The distributed ledger and mobile-first exchange platforms that have emerged in sub-Saharan Africa's more technology-forward markets, including the Nairobi Securities Exchange's derivatives and mobile trading integrations, provide the architecture template that would make ZEEX genuinely different from a miniaturised version of the ZSE main board.
If ZEEX's compliance framework requires digital-native disclosure, its trading is accessible through mobile money integration with Ecocash and One Money, its settlement is T+2 or better with electronic certificates, and its investor onboarding is achievable without a full stockbroking relationship, it will access a participation base that the main board's institutional orientation has never reached. If it replicates the main board's infrastructure at a smaller scale with reduced listing thresholds but equivalent procedural complexity, it will attract neither the SMEs nor the investors that its mandate requires.

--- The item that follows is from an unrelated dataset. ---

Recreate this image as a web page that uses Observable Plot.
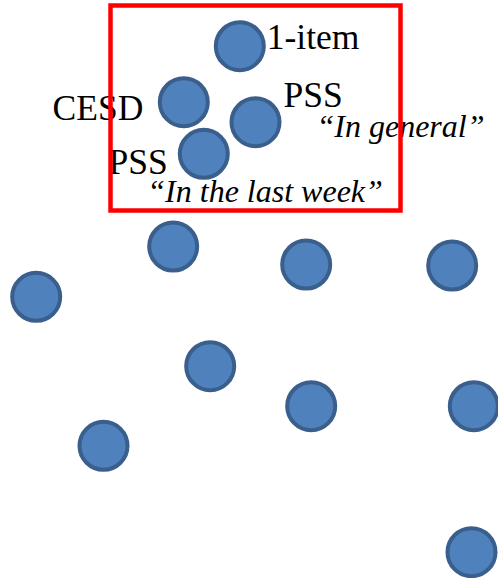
<!DOCTYPE html>
<html>
<head>
<meta charset="utf-8">
<script src="https://cdn.jsdelivr.net/npm/d3@7"></script>
<script src="https://cdn.jsdelivr.net/npm/@observablehq/plot@0.6"></script>
<style>
  html, body { margin: 0; padding: 0; background: #ffffff; }
</style>
</head>
<body>
<div id="chart"></div>
<script>
// Point positions (abstract map units; y grows downward)
const pointX = [239.3, 183.3, 255.0, 203.3, 172.7, 305.7, 451.7, 35.7, 209.7, 310.7, 473.3, 103.0, 471.0];
const pointY = [45.7, 101.7, 121.7, 153.3, 246.0, 264.0, 265.0, 296.3, 365.7, 405.7, 405.7, 445.3, 551.7];
const pointName = ["1-item", "CESD", "PSS (in general)", "PSS (in the last week)", "", "", "", "", "", "", "", "", ""];

// Annotation texts, each attached to a point index
const labelText = ["1-item", "CESD", "PSS", "\u201CIn general\u201D", "PSS", "\u201CIn the last week\u201D"];
const labelPoint = [0, 1, 2, 2, 3, 3];

// Highlight box around the measure cluster (map units)
const boxX = [110.5, 400.5];
const boxY = [5.5, 210.5];

const points = pointX.map((x, i) => ({x, y: pointY[i], name: pointName[i]}));

// label styling / offsets (presentation, not data)
const labelStyle = [
  {anchor: "start", dx: 27,    dy: -8.8,  italic: false},
  {anchor: "end",   dx: -40.5, dy: 6.9,   italic: false},
  {anchor: "start", dx: 28,    dy: -26.4, italic: false},
  {anchor: "start", dx: 61,    dy: 4.8,   italic: true},
  {anchor: "end",   dx: -36,   dy: 8.6,   italic: false},
  {anchor: "start", dx: -56.5, dy: 38.2,  italic: true}
];

const textMarks = labelText.map((t, i) => {
  const s = labelStyle[i];
  return Plot.text([points[labelPoint[i]]], {
    x: "x", y: "y", text: () => t,
    textAnchor: s.anchor, dx: s.dx, dy: s.dy,
    fontFamily: "'Liberation Serif', 'Times New Roman', serif",
    fontSize: s.italic ? 32 : 35.5,
    fontStyle: s.italic ? "italic" : "normal",
    fill: "#000000"
  });
});

const chart = Plot.plot({
  width: 498,
  height: 578,
  margin: 0,
  x: {domain: [0, 498], range: [0, 498], axis: null},
  y: {domain: [0, 578], range: [0, 578], axis: null},
  style: {background: "#ffffff", overflow: "visible"},
  marks: [
    Plot.dot(points, {x: "x", y: "y", r: 24, fill: "#4F81BD", stroke: "#3A5F8C", strokeWidth: 4, fillOpacity: 1}),
    ...textMarks,
    Plot.rect([{x1: boxX[0], x2: boxX[1], y1: boxY[0], y2: boxY[1]}], {
      x1: "x1", x2: "x2", y1: "y1", y2: "y2",
      fill: "none", stroke: "#FF0000", strokeWidth: 4.5
    })
  ]
});
document.getElementById("chart").appendChild(chart);
</script>
</body>
</html>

ZEEX's approval is the first structural innovation in Zimbabwe's domestic capital market architecture since the VFEX's establishment in 2020, and it reflects the ZSE's genuine recognition that the main board's current configuration cannot serve the full spectrum of capital market needs in an economy whose growth and employment generation depends on the SME and entrepreneurship sector. The ZSE's stated mandate to broaden access to capital markets and advance financial inclusion is not served by a main board that progressively loses its most commercially significant listed companies to a USD exchange while leaving Zimbabwe's most dynamic growth sector, its SMEs, without any formal capital market access.

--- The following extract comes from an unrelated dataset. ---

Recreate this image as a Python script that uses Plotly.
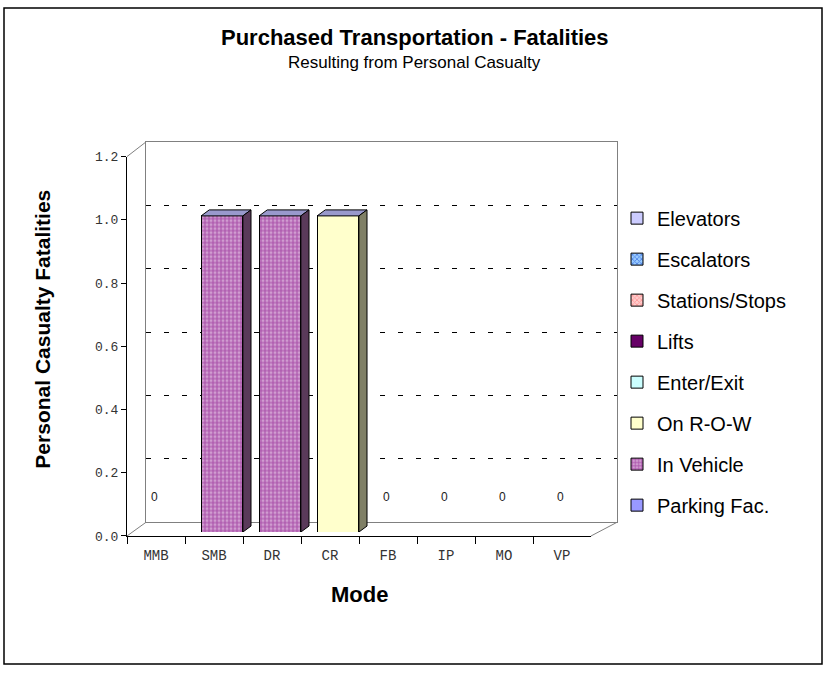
import plotly.graph_objects as go

# ---------------- data ----------------
categories = ["MMB", "SMB", "DR", "CR", "FB", "IP", "MO", "VP"]
y_ticks = [0.0, 0.2, 0.4, 0.6, 0.8, 1.0, 1.2]

elevators      = [0, 0, 0, 0, 0, 0, 0, 0]
escalators     = [0, 0, 0, 0, 0, 0, 0, 0]
stations_stops = [0, 0, 0, 0, 0, 0, 0, 0]
lifts          = [0, 0, 0, 0, 0, 0, 0, 0]
enter_exit     = [0, 0, 0, 0, 0, 0, 0, 0]
on_row         = [0, 0, 0, 1, 0, 0, 0, 0]
in_vehicle     = [0, 1, 1, 0, 0, 0, 0, 0]
parking_fac    = [0, 0, 0, 0, 0, 0, 0, 0]

series = [
    ("Elevators", elevators),
    ("Escalators", escalators),
    ("Stations/Stops", stations_stops),
    ("Lifts", lifts),
    ("Enter/Exit", enter_exit),
    ("On R-O-W", on_row),
    ("In Vehicle", in_vehicle),
    ("Parking Fac.", parking_fac),
]

# ---------------- styles ----------------
styles = {
    "Elevators":      dict(color="#CCCCFF", shape="", fg=None, side="#8080A0"),
    "Escalators":     dict(color="#99CCFF", shape="x", fg="#0033CC", side="#204080"),
    "Stations/Stops": dict(color="#FFCCCC", shape="x", fg="#FF6666", side="#A06060"),
    "Lifts":          dict(color="#660066", shape="", fg=None, side="#330033"),
    "Enter/Exit":     dict(color="#CCFFFF", shape="", fg=None, side="#80A0A0"),
    "On R-O-W":       dict(color="#FFFFCC", shape="", fg=None, side="#808066"),
    "In Vehicle":     dict(color="#D09CD0", shape="+", fg="#800080", side="#5A3A5A"),
    "Parking Fac.":   dict(color="#9999FF", shape="", fg=None, side="#5050A0"),
}
TOP_COLOR = "#9999CC"

W, H = 828, 676
def fx(p):
    return p / W
def fy(p):
    return 1 - p / H

# pixel frames (left, right, top(1.2), bottom(0))
BACK = (146, 617, 139, 528)
BARS = (135, 599, 150, 538)
FRONT = (127, 591, 154, 542)

BAR_W = 0.72
DEPTH_X = 0.14
DEPTH_Y = 0.019

fig = go.Figure()

idx = list(range(len(categories)))

# dummy trace so the back wall exists
fig.add_trace(go.Scatter(x=idx, y=[None] * len(idx), xaxis="x", yaxis="y",
                         showlegend=False, hoverinfo="skip"))

for name, vals in series:
    st = styles[name]
    marker = dict(color=st["color"], line=dict(color="black", width=1))
    if st["shape"]:
        marker["pattern"] = dict(shape=st["shape"], fgcolor=st["fg"],
                                 bgcolor=st["color"], size=4, solidity=0.45,
                                 fillmode="overlay")
    fig.add_trace(go.Bar(
        x=idx, y=vals, name=name, width=BAR_W, marker=marker,
        xaxis="x2", yaxis="y2", legendgroup=name, hoverinfo="skip",
    ))

fig.add_trace(go.Scatter(x=categories, y=[None] * len(categories),
                         xaxis="x3", yaxis="y3",
                         showlegend=False, hoverinfo="skip"))

# 3D faces for bars
shapes = []
for name, vals in series:
    st = styles[name]
    for i, v in enumerate(vals):
        if v > 0:
            x0, x1 = i - BAR_W / 2, i + BAR_W / 2
            shapes.append(dict(
                type="path", xref="x2", yref="y2",
                path=f"M {x0},{v} L {x0 + DEPTH_X},{v + DEPTH_Y} L {x1 + DEPTH_X},{v + DEPTH_Y} L {x1},{v} Z",
                fillcolor=TOP_COLOR, line=dict(color="black", width=1)))
            shapes.append(dict(
                type="path", xref="x2", yref="y2",
                path=f"M {x1},0 L {x1 + DEPTH_X},{DEPTH_Y} L {x1 + DEPTH_X},{v + DEPTH_Y} L {x1},{v} Z",
                fillcolor=st["side"], line=dict(color="black", width=1)))

# floor / wall connecting edges
GRAY = "#808080"
for (xa, ya), (xb, yb) in [((FRONT[0], FRONT[2]), (BACK[0], BACK[2])),
                           ((FRONT[0], FRONT[3]), (BACK[0], BACK[3])),
                           ((FRONT[1], FRONT[3]), (BACK[1], BACK[3]))]:
    shapes.append(dict(type="line", xref="paper", yref="paper",
                       x0=fx(xa), y0=fy(ya), x1=fx(xb), y1=fy(yb),
                       line=dict(color=GRAY, width=1)))

# outer border
shapes.append(dict(type="rect", xref="paper", yref="paper",
                   x0=fx(4), x1=fx(822), y0=fy(673), y1=fy(2),
                   line=dict(color="black", width=1.5), fillcolor="rgba(0,0,0,0)",
                   layer="below"))

# zero labels
totals = [sum(vals[i] for _, vals in series) for i in idx]
annotations = []
for i, t in enumerate(totals):
    if t == 0:
        annotations.append(dict(x=i, y=t, xref="x2", yref="y2", text=str(t),
                                showarrow=False, yshift=35, xshift=-10,
                                font=dict(family="Liberation Sans", size=12, color="#222222")))

annotations += [
    dict(x=0.501, y=fy(32), xref="paper", yref="paper", showarrow=False,
         xanchor="center", yanchor="middle",
         text="<b>Purchased Transportation - Fatalities</b>",
         font=dict(family="Liberation Sans", size=22, color="black")),
    dict(x=0.501, y=fy(58), xref="paper", yref="paper", showarrow=False,
         xanchor="center", yanchor="middle",
         text="Resulting from Personal Casualty",
         font=dict(family="Liberation Sans", size=17, color="black")),
    dict(x=fx(43), y=fy(331), xref="paper", yref="paper", showarrow=False,
         xanchor="center", yanchor="middle",
         text="<b>Personal Casualty Fatalities</b>", textangle=-90,
         font=dict(family="Liberation Sans", size=21, color="black")),
    dict(x=fx(359), y=fy(602), xref="paper", yref="paper", showarrow=False,
         xanchor="center", yanchor="middle",
         text="<b>Mode</b>",
         font=dict(family="Liberation Sans", size=22, color="black")),
]

tick_font = dict(family="Liberation Mono", size=13, color="#333333")

fig.update_layout(
    width=W, height=H,
    margin=dict(l=0, r=0, t=0, b=0),
    paper_bgcolor="white", plot_bgcolor="rgba(0,0,0,0)",
    barmode="stack",
    showlegend=True,
    legend=dict(x=fx(617), y=fy(197), xanchor="left", yanchor="top",
                traceorder="grouped", tracegroupgap=12,
                font=dict(family="Liberation Sans", size=20, color="black"),
                bgcolor="rgba(0,0,0,0)"),
    # back wall
    xaxis=dict(domain=[fx(BACK[0]), fx(BACK[1])], range=[-0.5, 7.5], anchor="y",
               showgrid=False, zeroline=False, showticklabels=False, ticks="",
               showline=True, linecolor=GRAY, linewidth=1, mirror=True),
    yaxis=dict(domain=[fy(BACK[3]), fy(BACK[2])], range=[0, 1.2], anchor="x",
               tickvals=y_ticks, showgrid=True, gridcolor="black", gridwidth=1,
               griddash="5px,13px", zeroline=False, showticklabels=False, ticks="",
               showline=True, linecolor=GRAY, linewidth=1, mirror=True),
    # bars
    xaxis2=dict(domain=[fx(BARS[0]), fx(BARS[1])], range=[-0.5, 7.5], anchor="y2",
                visible=False),
    yaxis2=dict(domain=[fy(BARS[3]), fy(BARS[2])], range=[0, 1.2], anchor="x2",
                visible=False),
    # front axes
    xaxis3=dict(domain=[fx(FRONT[0]), fx(FRONT[1])], anchor="y3", type="category",
                categoryorder="array", categoryarray=categories, range=[-0.5, 7.5],
                tickson="boundaries", ticks="outside", ticklen=7, tickcolor="black",
                ticklabelstandoff=6,
                showline=True, linecolor="black", linewidth=1, showgrid=False,
                zeroline=False, tickfont=dict(family="Liberation Mono", size=14, color="#333333")),
    yaxis3=dict(domain=[fy(FRONT[3]), fy(FRONT[2])], anchor="x3", range=[0, 1.2],
                tickvals=y_ticks, tickformat=".1f", ticks="outside", ticklen=5,
                tickcolor="black", showline=True, linecolor="black", linewidth=1,
                showgrid=False, zeroline=False, tickfont=tick_font),
    shapes=shapes,
    annotations=annotations,
)

fig.write_html("out.html", config={"displayModeBar": False},
               post_script="document.body.style.margin='0';")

The effectiveness of ZEEX will be determined by five things that the press release does not yet specify: the listing cost structure and how it compares to regional SME exchange benchmarks; the minimum disclosure requirements and whether they are calibrated to SME administrative capacity; the investor qualification framework and whether it includes retail participation through digital channels; the market-making or liquidity provision arrangements for ZEEX Public Markets securities; and the pipeline of companies that the ZSE has engaged with as prospective inaugural listings. When those five components are announced at the formal launch, the analytical assessment of whether ZEEX can arrest the ZSE's structural decline will become possible on the basis of design specificity rather than strategic intent.
What can be said now is that the ZSE has identified the right problem in the SME capital access gap, designed the right structural response in a purpose-built exchange with private placement and public market segments, and received the regulatory approval that confirms the institutional framework is in place. It has not yet addressed the main board's structural deficiency that has produced the departures of TSL, First Mutual Properties, and others.